How do I know that a Knight's tour forms a bipartite graph? I understand that a knight's tour can be represented as a bipartite graph. Using colours, the odd moves can be coloured black and the even moves white. Drawing it out myself, I see that I do get a 2-colourable graph.
However, how does one mathematically prove that a knight's tour always results in a bipartite graph? 
 A: You have already proved it
The definition of a bipartite graph (Wikipedia) is:

a bipartite graph (or bigraph) is a graph whose vertices can be divided into two disjoint and independent sets $U$ and $V$ such that every edge connects a vertex in $U$ to one in $V$

A knight can be on either a white square or a black square. If we let $U$ be the set of white squares that the knight visits, and $V$ the set of black squares that the knight visits, then:


*

*$U$ an $V$ are clearly disjoint (they contain no common elements)

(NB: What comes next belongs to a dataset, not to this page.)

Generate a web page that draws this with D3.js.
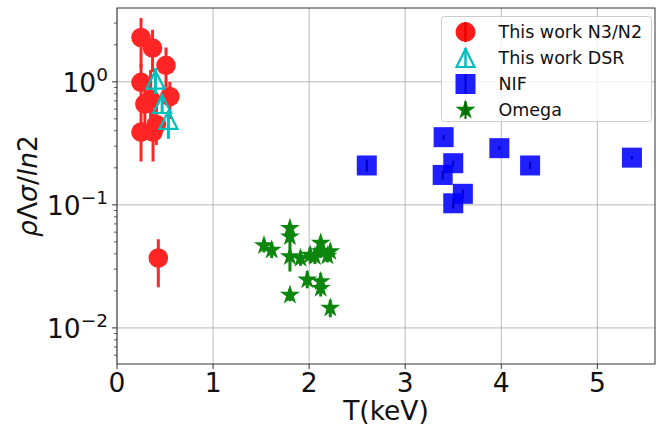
<!DOCTYPE html>
<html>
<head>
<meta charset="utf-8">
<script src="https://cdn.jsdelivr.net/npm/d3@7"></script>
<style>
  html, body { margin: 0; padding: 0; background: #fff; }
  svg { display: block; font-family: "DejaVu Sans", sans-serif; }
</style>
</head>
<body>
<svg id="chart" width="668" height="430"></svg>
<script>
// ---- Data ----
// This work N3/N2 (red circles)
const n3Temp = [0.25, 0.37, 0.51, 0.25, 0.55, 0.29, 0.35, 0.41, 0.25, 0.375, 0.43];
const n3Val  = [2.29, 1.88, 1.36, 0.99, 0.76, 0.66, 0.72, 0.45, 0.39, 0.39, 0.037];
const n3Lo   = [1.3, 1.2, 0.9, 0.6, 0.5, 0.35, 0.4, 0.307, 0.225, 0.225, 0.0214];
const n3Hi   = [3.3, 2.65, 1.9, 1.4, 1.0, 0.9, 1.25, 0.65, 0.6, 0.6, 0.0526];
// This work DSR (cyan triangles)
const dsrTemp = [0.40, 0.47, 0.535];
const dsrVal  = [1.04, 0.66, 0.49];
const dsrLo   = [0.8, 0.55, 0.344];
const dsrHi   = [1.29, 0.78, 0.57];
// NIF (blue squares)
const nifTemp = [2.60, 3.40, 3.50, 3.39, 3.60, 3.50, 3.98, 4.30, 5.36];
const nifVal  = [0.209, 0.355, 0.218, 0.175, 0.123, 0.103, 0.289, 0.209, 0.242];
const nifLo   = [0.187, 0.340, 0.208, 0.160, 0.113, 0.093, 0.279, 0.195, 0.234];
const nifHi   = [0.233, 0.370, 0.228, 0.190, 0.133, 0.113, 0.299, 0.223, 0.250];
// Omega (green stars)
const omTemp = [1.80, 1.80, 1.53, 1.61, 1.80, 1.91, 2.01, 2.12, 2.12, 2.22, 1.98, 2.12, 2.12, 1.80, 2.22, 2.06, 2.19];
const omVal  = [0.0647, 0.0552, 0.0467, 0.043, 0.038, 0.0369, 0.0392, 0.0489, 0.0417, 0.0417, 0.0246, 0.0238, 0.021, 0.0185, 0.0145, 0.038, 0.0385];
const omLo   = [0.058, 0.050, 0.041, 0.037, 0.0287, 0.032, 0.034, 0.043, 0.037, 0.036, 0.021, 0.020, 0.018, 0.0165, 0.0122, 0.033, 0.034];
const omHi   = [0.069, 0.061, 0.052, 0.049, 0.069, 0.042, 0.045, 0.055, 0.047, 0.047, 0.029, 0.028, 0.024, 0.0205, 0.0169, 0.044, 0.044];

const xTicks = [0, 1, 2, 3, 4, 5];
const yTicks = [0.01, 0.1, 1];
const yTickExp = ["\u22122", "\u22121", "0"];
const legendLabels = ["This work N3/N2", "This work DSR", "NIF", "Omega"];

// ---- Layout ----
const L = 117, R = 655, T = 8, B = 364;
const svg = d3.select("#chart");
const x = d3.scaleLinear().domain([0, 5.6]).range([L, R]);
const y = d3.scaleLog().domain([0.00509, 3.98]).range([B, T]);

// grid
const grid = svg.append("g");
xTicks.forEach(t => {
  grid.append("line").attr("x1", x(t)).attr("x2", x(t)).attr("y1", T).attr("y2", B)
    .attr("stroke", "#b0b0b0").attr("stroke-width", 0.9);
});
yTicks.forEach(t => {
  grid.append("line").attr("x1", L).attr("x2", R).attr("y1", y(t)).attr("y2", y(t))
    .attr("stroke", "#b0b0b0").attr("stroke-width", 0.9);
});

// clip
svg.append("clipPath").attr("id", "clip").append("rect")
  .attr("x", L).attr("y", T).attr("width", R - L).attr("height", B - T);
const plot = svg.append("g").attr("clip-path", "url(#clip)");

function starPath(Ro) {
  const ri = Ro * 0.381966;
  const pts = [];
  for (let i = 0; i < 10; i++) {
    const a = -Math.PI / 2 + i * Math.PI / 5;
    const rr = i % 2 === 0 ? Ro : ri;
    pts.push([rr * Math.cos(a), rr * Math.sin(a)]);
  }
  return "M" + pts.map(p => p[0].toFixed(2) + "," + p[1].toFixed(2)).join("L") + "Z";
}
const triPath = "M0,-9L-9,9L9,9Z";

// N3/N2
const gN3 = plot.append("g").attr("opacity", 0.85);
n3Temp.forEach((t, i) => {
  gN3.append("line").attr("x1", x(t)).attr("x2", x(t)).attr("y1", y(n3Lo[i])).attr("y2", y(n3Hi[i]))
    .attr("stroke", "#ff0000").attr("stroke-width", 3);
  gN3.append("circle").attr("cx", x(t)).attr("cy", y(n3Val[i])).attr("r", 9.8).attr("fill", "#ff0000");
});
// DSR
const gD = plot.append("g");
dsrTemp.forEach((t, i) => {
  gD.append("line").attr("x1", x(t)).attr("x2", x(t)).attr("y1", y(dsrLo[i])).attr("y2", y(dsrHi[i]))
    .attr("stroke", "#00bfbf").attr("stroke-width", 3);
  gD.append("path").attr("d", triPath).attr("transform", `translate(${x(t)},${y(dsrVal[i])})`)
    .attr("fill", "none").attr("stroke", "#00bfbf").attr("stroke-width", 2.2);
});
// NIF
const gN = plot.append("g");
nifTemp.forEach((t, i) => {
  gN.append("rect").attr("x", x(t) - 10).attr("y", y(nifVal[i]) - 10).attr("width", 20).attr("height", 20)
    .attr("fill", "#0000ff").attr("fill-opacity", 0.88);
  gN.append("line").attr("x1", x(t)).attr("x2", x(t)).attr("y1", y(nifLo[i])).attr("y2", y(nifHi[i]))
    .attr("stroke", "#0000b0").attr("stroke-width", 2);
});
// Omega
const gO = plot.append("g").attr("opacity", 0.95);
omTemp.forEach((t, i) => {
  gO.append("line").attr("x1", x(t)).attr("x2", x(t)).attr("y1", y(omLo[i])).attr("y2", y(omHi[i]))
    .attr("stroke", "#008000").attr("stroke-width", 3);
  gO.append("path").attr("d", starPath(10.5)).attr("transform", `translate(${x(t)},${y(omVal[i])})`)
    .attr("fill", "#008000");
});

// spines
svg.append("rect").attr("x", L).attr("y", T).attr("width", R - L).attr("height", B - T)
  .attr("fill", "none").attr("stroke", "#333").attr("stroke-width", 1);

// x ticks
xTicks.forEach(t => {
  svg.append("line").attr("x1", x(t)).attr("x2", x(t)).attr("y1", B).attr("y2", B + 5)
    .attr("stroke", "#333").attr("stroke-width", 1);
  svg.append("text").attr("x", x(t)).attr("y", 392).attr("text-anchor", "middle")
    .attr("font-size", 26.5).attr("fill", "#111").text(t);
});
// y ticks major + minor
yTicks.forEach((t, i) => {
  svg.append("line").attr("x1", L - 5).attr("x2", L).attr("y1", y(t)).attr("y2", y(t))
    .attr("stroke", "#333").attr("stroke-width", 1);
  const tx = svg.append("text").attr("x", 108).attr("y", y(t) + 10).attr("text-anchor", "end")
    .attr("font-size", 26.5).attr("fill", "#111");
  tx.append("tspan").text("10");
  tx.append("tspan").attr("dy", -11).attr("font-size", 18.5).text(yTickExp[i]);
});
[0.001, 0.01, 0.1, 1].forEach(d => {
  for (let k = 2; k <= 9; k++) {
    const v = k * d;
    if (v < 0.00509 || v > 3.98) continue;
    svg.append("line").attr("x1", L - 3).attr("x2", L).attr("y1", y(v)).attr("y2", y(v))
      .attr("stroke", "#333").attr("stroke-width", 0.8);
  }
});

// axis labels
svg.append("text").attr("x", (L + R) / 2).attr("y", 420).attr("text-anchor", "middle")
  .attr("font-size", 26.5).attr("fill", "#111").text("T(keV)");
const yl = svg.append("text").attr("transform", `translate(37,${(T + B) / 2}) rotate(-90)`)
  .attr("text-anchor", "middle").attr("font-size", 26.5).attr("fill", "#111");
yl.append("tspan").attr("font-style", "italic").text("ρ");
yl.append("tspan").text("Λ");
yl.append("tspan").attr("font-style", "italic").text("σ");
yl.append("tspan").text("/");
yl.append("tspan").attr("font-style", "italic").text("ln");
yl.append("tspan").text("2");

// legend
const lg = svg.append("g");
lg.append("rect").attr("x", 441.5).attr("y", 16.5).attr("width", 210).attr("height", 105).attr("rx", 3)
  .attr("fill", "#fff").attr("fill-opacity", 0.8).attr("stroke", "#cccccc").attr("stroke-width", 1);
const ly = [32, 58, 84, 110];
const mx = 465.5;
// red
lg.append("circle").attr("cx", mx).attr("cy", ly[0]).attr("r", 10).attr("fill", "#ff0000").attr("opacity", 0.9);
lg.append("line").attr("x1", mx).attr("x2", mx).attr("y1", ly[0] - 10).attr("y2", ly[0] + 10)
  .attr("stroke", "#e00000").attr("stroke-width", 2);
// cyan
lg.append("line").attr("x1", mx).attr("x2", mx).attr("y1", ly[1] - 10).attr("y2", ly[1] + 10)
  .attr("stroke", "#00bfbf").attr("stroke-width", 2.5);
lg.append("path").attr("d", triPath).attr("transform", `translate(${mx},${ly[1]})`)
  .attr("fill", "none").attr("stroke", "#00bfbf").attr("stroke-width", 2.2);
// blue
lg.append("rect").attr("x", mx - 10).attr("y", ly[2] - 10).attr("width", 20).attr("height", 20)
  .attr("fill", "#0000ff").attr("fill-opacity", 0.88);
lg.append("line").attr("x1", mx).attr("x2", mx).attr("y1", ly[2] - 10).attr("y2", ly[2] + 10)
  .attr("stroke", "#0000d0").attr("stroke-width", 2);
// green
lg.append("path").attr("d", starPath(10.5)).attr("transform", `translate(${mx},${ly[3]})`).attr("fill", "#008000");
lg.append("line").attr("x1", mx).attr("x2", mx).attr("y1", ly[3] - 9).attr("y2", ly[3] + 9)
  .attr("stroke", "#006000").attr("stroke-width", 2);
legendLabels.forEach((s, i) => {
  lg.append("text").attr("x", 498.5).attr("y", ly[i] + 6.3).attr("font-size", 17.5).attr("fill", "#111").text(s);
});
</script>
</body>
</html>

*every edge (move) necessarily goes from a white square to a black square, or vice-versa. Therefore, every edge connects a vertex in $U$ with a vertex in $V$
So our graph satisfies the definition of a bipartite graph. 
A: Adding to @wimi answer, another characterization of bipartite graphs is 

A graph is bipartite iff it contains no odd cycle.

By noticing knight can create a cycle of length $2$, and proving it can not start from some position, and return to it and exactly $3$ moves, one can prove any knight does not contain an odd cycle, and there for a bipartite graph.